## WORK INSTRUCTIONS
Omit all images. Write out the rest of the material exactly.
-- START RECORDED DATA --
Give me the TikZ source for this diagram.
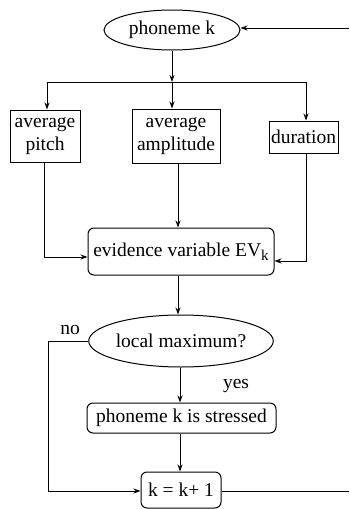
\documentclass[tikz,border=0pt]{standalone}
\usepackage{fontspec}
\setmainfont{Liberation Serif}
\usepackage{tikz}
\usetikzlibrary{arrows.meta,shapes.geometric}

\begin{document}
\begin{tikzpicture}[x=1pt,y=-1pt,line width=1pt,
    >={Stealth[length=7pt,width=5pt]},
    txt/.style={font=\fontsize{19.5}{23}\selectfont,align=center,inner sep=0pt},
    box/.style={txt,draw},
    rbox/.style={txt,draw,rounded corners=6pt},
    oval/.style={txt,draw,ellipse}]
    \useasboundingbox (0,0) rectangle (349,509);
    % Phoneme and its three features
    \node[oval,minimum width=136,minimum height=40] (pho) at (172,30) {phoneme k};
    \node[box,minimum width=70,minimum height=52] (pitch) at (45,136) {average\\pitch};
    \node[box,minimum width=88,minimum height=54] (ampl) at (176,136) {average\\amplitude};
    \node[box,minimum width=69,minimum height=32] (dur) at (303.5,137) {duration};
    \coordinate (split) at (172,82);
    \draw[->] (pho) -- (split);
    \draw[->] (split) -- (ampl.north -| split);
    \draw[->] (split) -| (pitch.north -| 47,0);
    \draw[->] (split) -| (dur.north -| 306,0);
    % Evidence variable
    \node[rbox,minimum width=186,minimum height=47] (ev) at (181,251.5)
        {evidence variable EV\raisebox{-0.45ex}{\fontsize{15}{15}\selectfont k}};
    \draw[->] (pitch.south -| 44,0) |- (ev.west |- 0,257);
    \draw[->] (ampl.south -| 178,0) -- (ev.north -| 178,0);
    \draw[->] (dur.south -| 306,0) |- (ev.east |- 0,261);
    % Decision
    \node[oval,minimum width=178,minimum height=52] (lmax) at (181,341) {local maximum?};
    \draw[->] (ev.south -| 178,0) -- (lmax.north -| 178,0);
    \node[rbox,minimum width=189,minimum height=30] (stress) at (181.5,418) {phoneme k is stressed};
    \draw[->] (lmax.south -| 180,0) -- (stress.north -| 180,0);
    \node[txt] (yes) at (236,386) {yes};
    \node[txt] (no) at (70,330) {no};
    % Increment and loop back
    \node[rbox,minimum width=80,minimum height=36] (inc) at (181,490) {k = k+ 1};
    \draw[->] (stress.south -| 180,0) -- (inc.north -| 180,0);
    \draw[->] (lmax.west) -| (48,491) -- (inc.west |- 0,491);
    \coordinate (loopout) at (349,491);
    \coordinate (loopin) at (349,28);
    \draw (inc.east |- loopout) -- (loopout);
    \draw[->] (loopin) -- (pho.east |- loopin);
  \end{tikzpicture}
\end{document}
-- END RECORDED DATA --
## EXERCISE ANSWER
Give me the TikZ source for this diagram.
\documentclass[tikz,border=0pt]{standalone}
\usepackage{fontspec}
\setmainfont{Liberation Serif}
\usepackage{tikz}
\usetikzlibrary{arrows.meta,shapes.geometric}

\begin{document}
\begin{tikzpicture}[x=1pt,y=-1pt,line width=1pt,
    >={Stealth[length=7pt,width=5pt]},
    txt/.style={font=\fontsize{19.5}{23}\selectfont,align=center,inner sep=0pt},
    box/.style={txt,draw},
    rbox/.style={txt,draw,rounded corners=6pt},
    oval/.style={txt,draw,ellipse}]
    \useasboundingbox (0,0) rectangle (349,509);
    % Phoneme and its three features
    \node[oval,minimum width=136,minimum height=40] (pho) at (172,30) {phoneme k};
    \node[box,minimum width=70,minimum height=52] (pitch) at (45,136) {average\\pitch};
    \node[box,minimum width=88,minimum height=54] (ampl) at (176,136) {average\\amplitude};
    \node[box,minimum width=69,minimum height=32] (dur) at (303.5,137) {duration};
    \coordinate (split) at (172,82);
    \draw[->] (pho) -- (split);
    \draw[->] (split) -- (ampl.north -| split);
    \draw[->] (split) -| (pitch.north -| 47,0);
    \draw[->] (split) -| (dur.north -| 306,0);
    % Evidence variable
    \node[rbox,minimum width=186,minimum height=47] (ev) at (181,251.5)
        {evidence variable EV\raisebox{-0.45ex}{\fontsize{15}{15}\selectfont k}};
    \draw[->] (pitch.south -| 44,0) |- (ev.west |- 0,257);
    \draw[->] (ampl.south -| 178,0) -- (ev.north -| 178,0);
    \draw[->] (dur.south -| 306,0) |- (ev.east |- 0,261);
    % Decision
    \node[oval,minimum width=178,minimum height=52] (lmax) at (181,341) {local maximum?};
    \draw[->] (ev.south -| 178,0) -- (lmax.north -| 178,0);
    \node[rbox,minimum width=189,minimum height=30] (stress) at (181.5,418) {phoneme k is stressed};
    \draw[->] (lmax.south -| 180,0) -- (stress.north -| 180,0);
    \node[txt] (yes) at (236,386) {yes};
    \node[txt] (no) at (70,330) {no};
    % Increment and loop back
    \node[rbox,minimum width=80,minimum height=36] (inc) at (181,490) {k = k+ 1};
    \draw[->] (stress.south -| 180,0) -- (inc.north -| 180,0);
    \draw[->] (lmax.west) -| (48,491) -- (inc.west |- 0,491);
    \coordinate (loopout) at (349,491);
    \coordinate (loopin) at (349,28);
    \draw (inc.east |- loopout) -- (loopout);
    \draw[->] (loopin) -- (pho.east |- loopin);
  \end{tikzpicture}
\end{document}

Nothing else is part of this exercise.